Field work

The Fieldwork Research Network takes as its frame the archetypal feature of agricultural landscapes: the field. An icon of human-land interactions, fields epitomise the imagined rural landscape in the UK.

Fields further signify the ongoing labour that landscape cultivation demands and the forms of land ownership that field enclosure represents. Based in Devon, an English country synonymous with agricultural field landscapes, our network will bring together arts and humanities researchers, artists, farmers and estate managers, to consider the aesthetics, histories, politics and possible futures of the field.

Principal Investigator Katharine Earnshaw introduces the project in this short video

The network takes its initial cues from approaches to landscape from Classics and Cultural Geography. We will utilise a Latin philosophical didactic poem on agriculture, Virgil’s Georgics, considering how a classical framework of agricultural ethics has informed, and could yet inform, understandings of land stewardship.
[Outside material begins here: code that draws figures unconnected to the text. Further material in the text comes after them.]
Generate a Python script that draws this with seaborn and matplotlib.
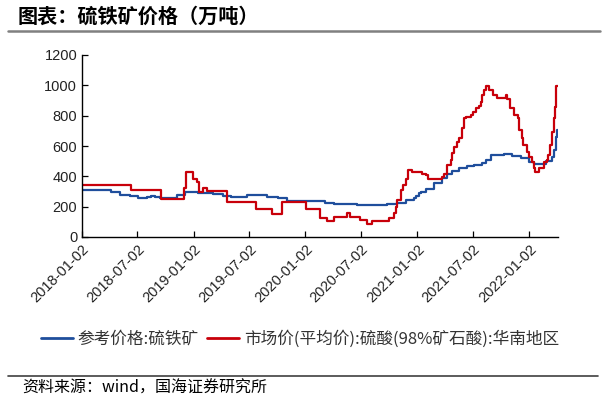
import matplotlib
matplotlib.use("Agg")
import matplotlib.pyplot as plt
import matplotlib.dates as mdates
from matplotlib.lines import Line2D
import pandas as pd
import seaborn as sns

# 参考价格:硫铁矿 (step breakpoints)
pyrite_dates = [
    "2018-01-02", "2018-04-08", "2018-05-05", "2018-06-07", "2018-07-04", "2018-08-01",
    "2018-08-17", "2018-08-27", "2018-09-13", "2018-11-08", "2018-12-04", "2019-01-17",
    "2019-02-07", "2019-03-05", "2019-04-07", "2019-05-05", "2019-06-24", "2019-08-30",
    "2019-10-05", "2019-11-02", "2020-01-07", "2020-03-06", "2020-04-03", "2020-06-19",
    "2020-09-26", "2020-10-28", "2020-11-25", "2020-12-22", "2020-12-28", "2021-01-08",
    "2021-01-14", "2021-01-30", "2021-02-26", "2021-03-23", "2021-04-09", "2021-04-25",
    "2021-05-17", "2021-06-14", "2021-07-05", "2021-08-02", "2021-08-13", "2021-08-29",
    "2021-10-11", "2021-11-07", "2021-12-05", "2022-01-02", "2022-01-19", "2022-02-27",
    "2022-03-19", "2022-03-23", "2022-03-29", "2022-04-04", "2022-04-06",
]
pyrite_values = [
    312, 297, 279, 270, 260, 266,
    270, 264, 255, 277, 295, 292,
    287, 281, 272, 266, 275, 266,
    255, 240, 237, 226, 217, 211,
    217, 226, 245, 255, 270, 288,
    299, 314, 354, 387, 415, 435,
    452, 468, 475, 490, 508, 540,
    547, 536, 518, 492, 483, 503,
    525, 573, 661, 705, 705,
]

# 市场价(平均价):硫酸(98%矿石酸):华南地区
acid_dates = [
    "2018-01-02", "2018-06-10", "2018-09-17", "2018-12-01", "2018-12-08", "2019-01-01",
    "2019-01-12", "2019-01-20", "2019-02-01", "2019-02-14", "2019-04-22", "2019-07-26",
    "2019-09-14", "2019-10-17", "2020-01-04", "2020-02-20", "2020-03-14", "2020-04-03",
    "2020-05-17", "2020-05-27", "2020-06-27", "2020-07-21", "2020-08-07", "2020-10-01",
    "2020-10-17", "2020-10-23", "2020-10-28", "2020-11-08", "2020-11-17", "2020-11-25",
    "2020-12-01", "2020-12-14", "2020-12-28", "2021-01-18", "2021-01-30", "2021-02-05",
    "2021-03-23", "2021-03-29", "2021-04-09", "2021-04-20", "2021-04-25", "2021-05-01",
    "2021-05-12", "2021-05-17", "2021-05-28", "2021-06-03", "2021-06-09", "2021-06-25",
    "2021-07-01", "2021-07-11", "2021-07-22", "2021-07-27", "2021-08-02", "2021-08-07",
    "2021-08-13", "2021-08-24", "2021-09-07", "2021-09-18", "2021-10-17", "2021-10-23",
    "2021-10-31", "2021-11-13", "2021-11-25", "2021-11-29", "2021-12-08", "2021-12-14",
    "2021-12-25", "2022-01-02", "2022-01-10", "2022-01-17", "2022-01-21", "2022-02-04",
    "2022-02-19", "2022-03-01", "2022-03-05", "2022-03-10", "2022-03-16", "2022-03-23",
    "2022-03-27", "2022-03-31", "2022-04-06",
]
acid_values = [
    345, 312, 250, 320, 430, 380,
    360, 300, 320, 303, 230, 182,
    154, 233, 185, 123, 107, 134,
    160, 130, 112, 86, 105, 123,
    156, 200, 244, 310, 345, 380,
    440, 430, 426, 415, 409, 382,
    393, 413, 475, 508, 552, 596,
    628, 650, 720, 782, 793, 804,
    826, 852, 866, 892, 936, 969,
    995, 969, 936, 914, 936, 910,
    848, 804, 782, 705, 650, 606,
    562, 529, 492, 457, 426, 457,
    492, 508, 540, 606, 694, 782,
    859, 995, 995,
]

series_names = ["参考价格:硫铁矿", "市场价(平均价):硫酸(98%矿石酸):华南地区"]
series_colors = ["#1F4E9C", "#C8000A"]
tick_dates = ["2018-01-02", "2018-07-02", "2019-01-02", "2019-07-02", "2020-01-02",
              "2020-07-02", "2021-01-02", "2021-07-02", "2022-01-02"]
y_ticks = [0, 200, 400, 600, 800, 1000, 1200]

df = pd.concat([
    pd.DataFrame({"date": pd.to_datetime(pyrite_dates), "value": pyrite_values, "series": series_names[0]}),
    pd.DataFrame({"date": pd.to_datetime(acid_dates), "value": acid_values, "series": series_names[1]}),
])

sns.set_style("ticks")
plt.rcParams["font.family"] = ["Liberation Sans", "Noto Sans CJK SC", "DejaVu Sans"]
cjk = ["Noto Sans CJK SC", "DejaVu Sans"]

fig = plt.figure(figsize=(6.07, 3.98), dpi=100)
ax = fig.add_axes([82 / 607, 1 - 237 / 398, (558 - 82) / 607, (237 - 55) / 398])

sns.lineplot(data=df, x="date", y="value", hue="series", hue_order=series_names,
             palette=series_colors, drawstyle="steps-post", linewidth=1.6,
             estimator=None, ax=ax, legend=False)

ax.set_xlim(pd.Timestamp("2018-01-02"), pd.Timestamp("2022-04-06"))
ax.set_ylim(0, 1200)
ax.set_yticks(y_ticks)
ax.set_xticks(pd.to_datetime(tick_dates))
ax.xaxis.set_major_formatter(mdates.DateFormatter("%Y-%m-%d"))
ax.tick_params(direction="in", length=4, width=0.9, labelsize=10.5, colors="black",
               labelcolor="#222222")
plt.setp(ax.get_xticklabels(), rotation=45, ha="right", rotation_mode="anchor")
ax.set_xlabel("")
ax.set_ylabel("")
for side in ["top", "right"]:
    ax.spines[side].set_visible(False)
for side in ["left", "bottom"]:
    ax.spines[side].set_linewidth(1.0)
    ax.spines[side].set_color("black")

handles = [Line2D([], [], color=c, linewidth=2) for c in series_colors]
fig.legend(handles, series_names, loc="center", bbox_to_anchor=(300 / 607, 1 - 339 / 398),
           ncol=2, frameon=False, handlelength=1.9, handletextpad=0.3, columnspacing=0.5,
           prop={"family": cjk, "size": 12}, labelcolor="#333333")

fig.text(18 / 607, 1 - 16 / 398, "图表：硫铁矿价格（万吨）", family=cjk, fontsize=14.5,
         fontweight="bold", va="center", ha="left", color="black")
fig.add_artist(Line2D([8 / 607, 600 / 607], [1 - 31 / 398] * 2, color="#808080", linewidth=1.8))
fig.add_artist(Line2D([8 / 607, 598 / 607], [1 - 376 / 398] * 2, color="#404040", linewidth=1.2))
fig.text(22 / 607, 1 - 388 / 398, "资料来源：wind，国海证券研究所", family=cjk, fontsize=11.5,
         style="italic", va="center", ha="left", color="black")

fig.savefig("out.png", dpi=100)
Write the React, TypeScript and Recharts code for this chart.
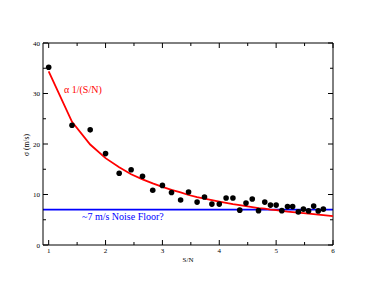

Thinking creatively through classical agricultural philosophy will help disrupt the possibility that received opinions about environment and landscape are traded amongst participants. The Georgics thus becomes a starting-point: a model to refine – but not define – ethical approaches to the field. We will also draw upon embodied approaches to narrative and landscape interaction developed in Cultural Geography and art practice, by engaging with research-in-practice. We are thus interested in the ways different scholarly traditions and methodologies intersect: how textual knowledge informs field experience and vice versa, and how this combination might point towards new articulations of the cultural values of field landscapes.

Key Questions:

  1. How can we develop more cross-disciplinary and temporally-sensitive accounts of culture and heritage in the creation of landscape values?
  2. What are the roles of text and experience in the creation of agricultural ethics?
  3. How can textual and embodied research together uncover a more nuanced perspective on cultural ecosystems services with respect to agricultural landscapes?
  4. How can social values in relation to agricultural landscapes be discovered together through art and practice?

We will address these questions through a series of network activities. These will include on-site discussions with farmers and estate managers, collaborative work with Devon-based professional fine artists, and workshops involving researchers from the arts and humanities. We will also engage wider public audiences through articles and exhibitions at agricultural shows.